[Brief]:
Extract the lines from the start through the line that holds "const topTicks = [0,4,8,12,16];", both included, omitting all images.

[Source excerpt]:
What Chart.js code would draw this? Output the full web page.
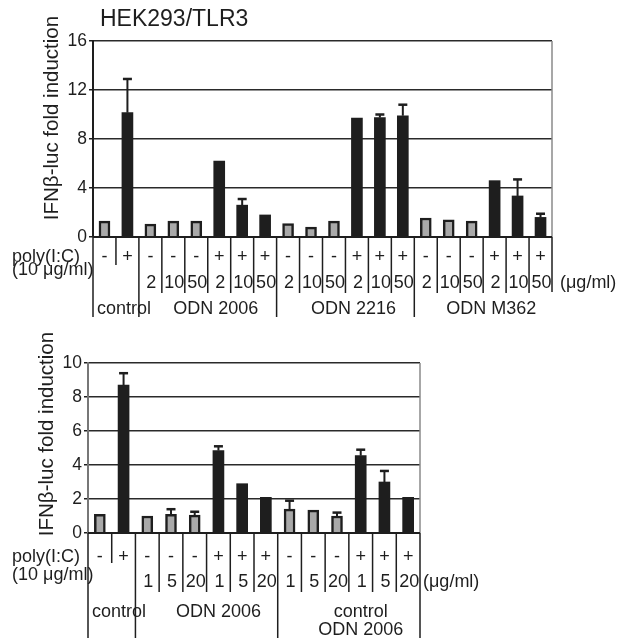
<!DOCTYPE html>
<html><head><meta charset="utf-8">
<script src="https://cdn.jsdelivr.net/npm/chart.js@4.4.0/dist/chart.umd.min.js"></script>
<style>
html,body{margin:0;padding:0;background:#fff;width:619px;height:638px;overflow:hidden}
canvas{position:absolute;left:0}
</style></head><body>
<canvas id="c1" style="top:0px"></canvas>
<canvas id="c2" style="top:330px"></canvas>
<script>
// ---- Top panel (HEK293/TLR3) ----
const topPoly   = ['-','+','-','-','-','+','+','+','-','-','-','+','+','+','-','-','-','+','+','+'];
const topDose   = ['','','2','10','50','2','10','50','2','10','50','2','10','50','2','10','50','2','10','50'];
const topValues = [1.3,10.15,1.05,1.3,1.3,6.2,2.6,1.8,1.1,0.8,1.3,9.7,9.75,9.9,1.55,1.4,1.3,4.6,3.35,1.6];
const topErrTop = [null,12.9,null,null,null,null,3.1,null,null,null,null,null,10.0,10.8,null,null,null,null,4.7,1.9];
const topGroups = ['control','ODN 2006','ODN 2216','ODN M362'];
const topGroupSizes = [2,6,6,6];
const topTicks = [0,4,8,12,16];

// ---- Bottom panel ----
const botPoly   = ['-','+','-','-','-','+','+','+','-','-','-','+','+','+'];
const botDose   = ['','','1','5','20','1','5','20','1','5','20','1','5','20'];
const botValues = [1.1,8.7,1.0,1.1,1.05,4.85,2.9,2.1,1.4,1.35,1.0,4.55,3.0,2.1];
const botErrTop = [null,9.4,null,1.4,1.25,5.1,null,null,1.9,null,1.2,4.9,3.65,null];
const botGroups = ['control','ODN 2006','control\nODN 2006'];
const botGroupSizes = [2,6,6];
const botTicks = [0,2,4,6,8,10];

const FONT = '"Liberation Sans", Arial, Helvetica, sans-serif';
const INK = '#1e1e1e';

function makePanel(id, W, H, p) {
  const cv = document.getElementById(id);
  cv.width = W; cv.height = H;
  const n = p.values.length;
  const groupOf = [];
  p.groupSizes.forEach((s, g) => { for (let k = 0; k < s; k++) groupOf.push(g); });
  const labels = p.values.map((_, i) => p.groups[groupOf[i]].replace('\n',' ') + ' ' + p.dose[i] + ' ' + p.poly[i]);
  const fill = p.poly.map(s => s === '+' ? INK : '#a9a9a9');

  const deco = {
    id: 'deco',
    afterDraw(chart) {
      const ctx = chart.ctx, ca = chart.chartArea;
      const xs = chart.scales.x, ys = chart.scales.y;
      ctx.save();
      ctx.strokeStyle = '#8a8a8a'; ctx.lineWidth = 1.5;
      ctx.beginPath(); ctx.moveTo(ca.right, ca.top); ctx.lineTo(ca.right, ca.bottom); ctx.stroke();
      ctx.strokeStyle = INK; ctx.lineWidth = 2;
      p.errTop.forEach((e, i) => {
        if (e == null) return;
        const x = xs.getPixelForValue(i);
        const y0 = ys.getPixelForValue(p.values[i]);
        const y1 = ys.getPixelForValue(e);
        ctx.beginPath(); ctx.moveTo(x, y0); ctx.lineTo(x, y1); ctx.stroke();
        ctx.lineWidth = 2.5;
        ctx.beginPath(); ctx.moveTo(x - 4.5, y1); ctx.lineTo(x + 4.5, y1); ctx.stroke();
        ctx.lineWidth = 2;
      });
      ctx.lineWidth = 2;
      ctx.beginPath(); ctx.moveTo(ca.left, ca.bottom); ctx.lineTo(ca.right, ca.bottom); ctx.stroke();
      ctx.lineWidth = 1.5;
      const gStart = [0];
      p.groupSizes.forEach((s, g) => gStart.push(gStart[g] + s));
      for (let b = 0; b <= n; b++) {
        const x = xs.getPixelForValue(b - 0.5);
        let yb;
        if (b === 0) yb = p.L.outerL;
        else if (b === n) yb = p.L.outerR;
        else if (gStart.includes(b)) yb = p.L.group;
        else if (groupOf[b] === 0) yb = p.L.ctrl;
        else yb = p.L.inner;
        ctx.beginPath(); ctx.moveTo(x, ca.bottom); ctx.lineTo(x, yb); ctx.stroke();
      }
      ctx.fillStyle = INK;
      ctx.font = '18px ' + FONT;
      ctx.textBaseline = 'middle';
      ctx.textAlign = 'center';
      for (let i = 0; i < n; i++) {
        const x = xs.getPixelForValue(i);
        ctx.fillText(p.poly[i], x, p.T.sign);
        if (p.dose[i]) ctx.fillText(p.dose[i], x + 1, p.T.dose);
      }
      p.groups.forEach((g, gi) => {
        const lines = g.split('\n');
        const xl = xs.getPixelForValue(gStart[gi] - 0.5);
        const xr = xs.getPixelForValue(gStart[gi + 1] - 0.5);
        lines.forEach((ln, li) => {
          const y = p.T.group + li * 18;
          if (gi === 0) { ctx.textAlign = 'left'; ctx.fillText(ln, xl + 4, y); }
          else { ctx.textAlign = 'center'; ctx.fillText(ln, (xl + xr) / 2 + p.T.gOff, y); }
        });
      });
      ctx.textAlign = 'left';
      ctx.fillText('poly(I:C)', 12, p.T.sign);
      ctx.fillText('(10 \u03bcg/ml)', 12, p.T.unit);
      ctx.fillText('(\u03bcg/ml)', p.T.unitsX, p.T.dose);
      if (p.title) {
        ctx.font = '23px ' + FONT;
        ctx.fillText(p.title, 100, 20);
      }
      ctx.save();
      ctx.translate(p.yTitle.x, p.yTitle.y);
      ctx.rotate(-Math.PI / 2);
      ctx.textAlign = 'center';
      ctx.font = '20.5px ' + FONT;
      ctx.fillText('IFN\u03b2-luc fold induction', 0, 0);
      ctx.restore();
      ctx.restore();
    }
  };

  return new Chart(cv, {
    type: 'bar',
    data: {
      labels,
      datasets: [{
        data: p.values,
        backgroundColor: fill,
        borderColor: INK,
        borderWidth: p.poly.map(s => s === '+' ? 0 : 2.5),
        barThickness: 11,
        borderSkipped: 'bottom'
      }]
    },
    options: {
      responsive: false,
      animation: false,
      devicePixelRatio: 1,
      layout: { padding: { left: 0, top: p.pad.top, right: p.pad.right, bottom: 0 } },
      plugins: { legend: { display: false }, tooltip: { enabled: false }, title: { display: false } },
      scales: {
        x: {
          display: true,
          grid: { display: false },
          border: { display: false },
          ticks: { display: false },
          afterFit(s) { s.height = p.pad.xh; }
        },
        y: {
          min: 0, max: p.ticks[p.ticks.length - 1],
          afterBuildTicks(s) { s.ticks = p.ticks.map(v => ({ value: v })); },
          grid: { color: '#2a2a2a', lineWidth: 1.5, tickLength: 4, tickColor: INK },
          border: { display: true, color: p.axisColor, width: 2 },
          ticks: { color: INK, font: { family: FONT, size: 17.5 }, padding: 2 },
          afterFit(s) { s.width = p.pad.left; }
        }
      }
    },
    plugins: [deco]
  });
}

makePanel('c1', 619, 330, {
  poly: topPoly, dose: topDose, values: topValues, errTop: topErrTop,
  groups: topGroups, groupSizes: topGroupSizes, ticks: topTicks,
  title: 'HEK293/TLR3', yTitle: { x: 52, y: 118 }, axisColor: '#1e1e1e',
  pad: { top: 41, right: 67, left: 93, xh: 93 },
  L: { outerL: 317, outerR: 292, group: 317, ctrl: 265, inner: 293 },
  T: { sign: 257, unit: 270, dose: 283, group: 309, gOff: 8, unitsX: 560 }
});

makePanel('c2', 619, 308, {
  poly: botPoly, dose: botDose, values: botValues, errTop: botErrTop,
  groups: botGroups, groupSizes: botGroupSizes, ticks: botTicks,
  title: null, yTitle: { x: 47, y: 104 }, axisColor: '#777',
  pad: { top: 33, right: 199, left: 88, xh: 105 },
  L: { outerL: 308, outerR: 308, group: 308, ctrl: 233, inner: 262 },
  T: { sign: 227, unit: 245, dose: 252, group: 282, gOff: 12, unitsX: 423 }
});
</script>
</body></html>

[Written answer]:
What Chart.js code would draw this? Output the full web page.
<!DOCTYPE html>
<html><head><meta charset="utf-8">
<script src="https://cdn.jsdelivr.net/npm/chart.js@4.4.0/dist/chart.umd.min.js"></script>
<style>
html,body{margin:0;padding:0;background:#fff;width:619px;height:638px;overflow:hidden}
canvas{position:absolute;left:0}
</style></head><body>
<canvas id="c1" style="top:0px"></canvas>
<canvas id="c2" style="top:330px"></canvas>
<script>
// ---- Top panel (HEK293/TLR3) ----
const topPoly   = ['-','+','-','-','-','+','+','+','-','-','-','+','+','+','-','-','-','+','+','+'];
const topDose   = ['','','2','10','50','2','10','50','2','10','50','2','10','50','2','10','50','2','10','50'];
const topValues = [1.3,10.15,1.05,1.3,1.3,6.2,2.6,1.8,1.1,0.8,1.3,9.7,9.75,9.9,1.55,1.4,1.3,4.6,3.35,1.6];
const topErrTop = [null,12.9,null,null,null,null,3.1,null,null,null,null,null,10.0,10.8,null,null,null,null,4.7,1.9];
const topGroups = ['control','ODN 2006','ODN 2216','ODN M362'];
const topGroupSizes = [2,6,6,6];
const topTicks = [0,4,8,12,16];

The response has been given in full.